Afinal estava preparada, bronzeada, afiada, bonita e magra para me
apresentar ao público baiano na 16ª temporada do “Parem de Falar Mal da
Rotina”, na cidade que me acolhe e cujo público jamais me faltou.
Explico: a primeira vez que me apresentei na Bahia da magia
profissionalmente foi num projeto chamado Inverno em Salvador, isso era
1996 e não posso esquecer do lugar lotado me recebendo de braços
abertos, como se já fosse uma artista consolidada e famosa. Um caso de
amor. Depois disso, desculpe falar, eu e minha trupe só lotamos na
Bahia. Não há outro lugar fora do Rio de Janeiro que tenhamos nos
apresentado mais com essa peça do que em Salvador. A notícia de que não
poderia estar neste finde avassalou meu coração, me tirou de órbita, me
deixou sem chão. Escrevo essas palavras agora mais consciente de que
preciso descansar, ficar com o braço imobilizado, exercícios
terapêuticos para me recuperar de uma cirurgia de onde saí com uma placa
de titânio, mais um ganchinho estabilizador e sete pinos no pulso.

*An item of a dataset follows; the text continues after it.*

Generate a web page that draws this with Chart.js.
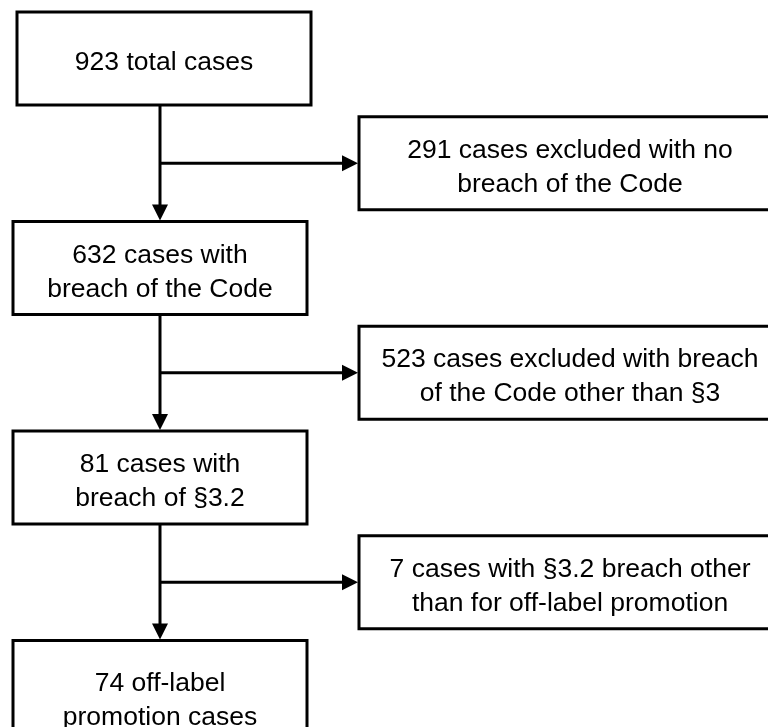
<!DOCTYPE html>
<html>
<head>
<meta charset="utf-8">
<script src="https://cdn.jsdelivr.net/npm/chart.js@4.4.7/dist/chart.umd.min.js"></script>
<style>
  html, body { margin: 0; padding: 0; background: #fff; }
  #wrap { width: 768px; height: 727px; position: relative; }
</style>
</head>
<body>
<div id="wrap"><canvas id="flow"></canvas></div>
<script>
// ---- Data: case counts at each stage ----
const stageCounts = [923, 632, 81, 74];
const stageText = [
  ["{n} total cases"],
  ["{n} cases with", "breach of the Code"],
  ["{n} cases with", "breach of §3.2"],
  ["{n} off-label", "promotion cases"]
];
const excludedCounts = [291, 523, 7];
const excludedText = [
  ["{n} cases excluded with no", "breach of the Code"],
  ["{n} cases excluded with breach", "of the Code other than §3"],
  ["{n} cases with §3.2 breach other", "than for off-label promotion"]
];

// ---- Layout (in scale units, 1 unit = 1px) ----
const LAYOUT = {
  width: 768,
  height: 727,
  rowTop: 12,
  rowStep: 209.5,
  boxH: 93,
  lastBoxH: 112,
  leftX: 13,
  leftW: 294,
  firstShift: 4,
  trunkX: 160,
  rightX: 359,
  rightW: 422,
  lineH: 34,
  textDrop: 11.5,
  arrowLen: 16,
  arrowHalf: 8
};

const STYLE = {
  stroke: "#000",
  text: "#000",
  lineWidth: 3,
  font: '26.5px "Liberation Sans", Arial, sans-serif'
};

function fillLines(lines, n) {
  return lines.map(function (s) { return s.replace("{n}", n); });
}

const flowPlugin = {
  id: "flowchart",
  afterDraw: function (chart) {
    var ctx = chart.ctx;
    var xs = chart.scales.x, ys = chart.scales.y;
    var px = function (v) { return xs.getPixelForValue(v); };
    var py = function (v) { return ys.getPixelForValue(v); };
    var L = LAYOUT;

    ctx.save();
    ctx.strokeStyle = STYLE.stroke;
    ctx.fillStyle = STYLE.stroke;
    ctx.lineWidth = STYLE.lineWidth;
    ctx.lineJoin = "miter";

    function box(x0, y0, w, h, lines) {
      ctx.strokeRect(px(x0), py(y0), px(x0 + w) - px(x0), py(y0 + h) - py(y0));
      ctx.save();
      ctx.fillStyle = STYLE.text;
      ctx.font = STYLE.font;
      ctx.textAlign = "center";
      ctx.textBaseline = "alphabetic";
      var cx = x0 + w / 2;
      var mid = y0 + h / 2 + L.textDrop;
      var first = mid - (lines.length - 1) * L.lineH / 2;
      lines.forEach(function (s, i) {
        ctx.fillText(s, px(cx), py(first + i * L.lineH));
      });
      ctx.restore();
    }

    function line(x0, y0, x1, y1) {
      ctx.beginPath();
      ctx.moveTo(px(x0), py(y0));
      ctx.lineTo(px(x1), py(y1));
      ctx.stroke();
    }

    function arrowDown(x0, tipY) {
      ctx.beginPath();
      ctx.moveTo(px(x0), py(tipY));
      ctx.lineTo(px(x0 - L.arrowHalf), py(tipY - L.arrowLen));
      ctx.lineTo(px(x0 + L.arrowHalf), py(tipY - L.arrowLen));
      ctx.closePath();
      ctx.fill();
    }

    function arrowRight(tipX, y0) {
      ctx.beginPath();
      ctx.moveTo(px(tipX), py(y0));
      ctx.lineTo(px(tipX - L.arrowLen), py(y0 - L.arrowHalf));
      ctx.lineTo(px(tipX - L.arrowLen), py(y0 + L.arrowHalf));
      ctx.closePath();
      ctx.fill();
    }

    // main column
    stageCounts.forEach(function (n, i) {
      var top = L.rowTop + i * L.rowStep;
      var shift = i === 0 ? L.firstShift : 0;
      var h = i === stageCounts.length - 1 ? L.lastBoxH : L.boxH;
      box(L.leftX + shift, top, L.leftW, h, fillLines(stageText[i], n));
    });

    // connectors + exclusion boxes
    excludedCounts.forEach(function (n, i) {
      var top = L.rowTop + i * L.rowStep;
      var bottom = top + L.boxH;
      var nextTop = top + L.rowStep;
      var branchY = bottom + (L.rowStep - L.boxH) / 2;

      line(L.trunkX, bottom, L.trunkX, nextTop - L.arrowLen + 1);
      arrowDown(L.trunkX, nextTop - 1);

      line(L.trunkX, branchY, L.rightX - L.arrowLen + 1, branchY);
      arrowRight(L.rightX - 1, branchY);

      box(L.rightX, branchY - L.boxH / 2, L.rightW, L.boxH, fillLines(excludedText[i], n));
    });

    ctx.restore();
  }
};

var chart = new Chart(document.getElementById("flow"), {
  type: "scatter",
  data: { datasets: [] },
  options: {
    responsive: true,
    maintainAspectRatio: false,
    animation: false,
    events: [],
    layout: { padding: 0 },
    plugins: { legend: { display: false }, tooltip: { enabled: false } },
    scales: {
      x: { type: "linear", display: false, min: 0, max: LAYOUT.width },
      y: { type: "linear", display: false, min: 0, max: LAYOUT.height, reverse: true }
    }
  },
  plugins: [flowPlugin]
});
</script>
</body>
</html>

Meu amado público, sabe-se muito pouco do ofício artístico. Em nosso
nome digo, sem medo de errar: trabalhamos com dor de barriga, gripe,
febre, enxaqueca, contusões. Ninguém vê. Nos sacrificamos porque se a
gente faltar não vão gravar o capítulo ou a cena do filme, ou vão ter
que devolver os ingressos de um público inconformado que se organiza
para nos ver e paga para garantirmos sua diversão. Como amamos fazer
esse tão incensado serviço, seu sacrifício raramente é visto ou
considerado por quem não está dentro da “dança”. No entanto, entra
governo, sai governo e os artistas lutam incansavelmente e, inúmeras
vezes sem remuneração para não deixar o samba morrer. Em compensação, é
sustentado pelo amor de seu público, geralmente proporcional à sua
dedicação. Agradeço aos parceiros, patrocinadores, à Tom Tom Produções e
à tanta gente que a economia criativa emprega no afã de traduzir em
arte o Brasil para o Brasil.
Meu amado público, não deixe que nenhum governo nos despreze. É o
artista que representa o povo. É ele o palhaço, a mocinha e o bandido da
história. Não sei porque escrevendo essas linhas comecei a chorar. Acho
que vou usar o som dos aplausos que guardo em meu peito, os calorosos
aplausos que vieram de suas mãos para o meu coração, respeitável
público, e que são remédio invisível que me ajudam nessa hora da cura.
Até breve, minha quimera. Sei que a Bahia me espera.